The 10-minute test — building stamina to clear minute 8
What this lesson covers
Lesson 9 is the stamina lesson. You have the keys. You have the accuracy. Now you build the ability to hold both for 10 full minutes — the duration of the SSC CHSL Hindi typing test, the Court Clerk skill test, and most state-PSC Hindi typing tests.
The hardest minute in any 10-minute typing test is minute 8. Your initial adrenaline has flattened, your fingers are warm but fatigued, and the passage is still going. Aspirants who fail despite adequate Net WPM almost always fail in minutes 7-10 — their accuracy collapses, their speed drops 4-6 WPM, and they finish below cutoff.

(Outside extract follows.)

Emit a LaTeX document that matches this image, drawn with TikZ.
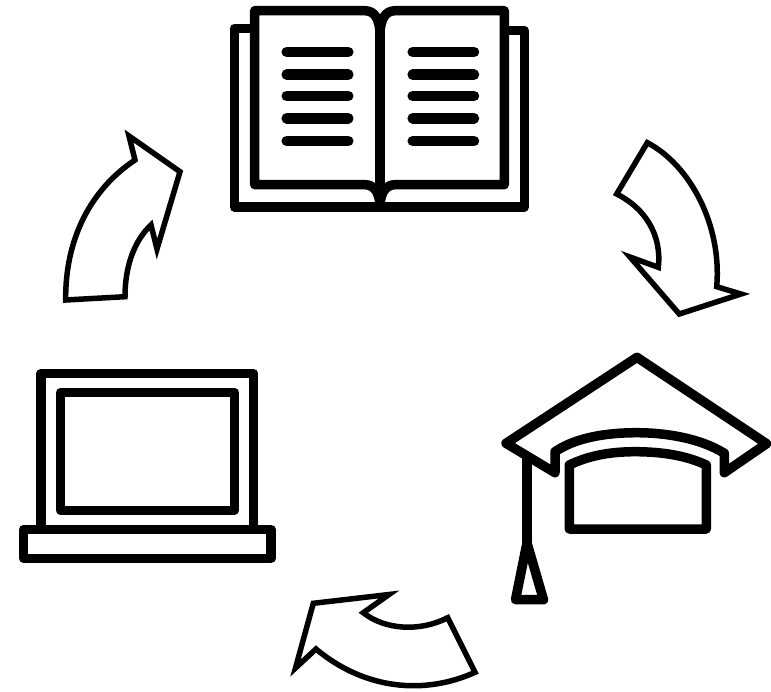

The fix is straightforward but takes time: full 10-minute sessions daily. Not 3-minute sprints. Not 5-minute warmups. Ten full minutes, the same passage style each time, with the timer visible.
Drills — type along, do not skip
Why this lesson matters
The stamina gap is real. We have measured candidates whose minute-1-to-3 speed is 38 WPM and whose minute-8-to-10 speed is 26 WPM. Same person, same passage, same day. The 12-WPM drop is the cost of insufficient stamina training.
Seven days of 10-minute full-length sessions usually flattens this curve to a 3-4 WPM drop. That alone clears the cutoff for most candidates whose practice Net WPM was on the edge.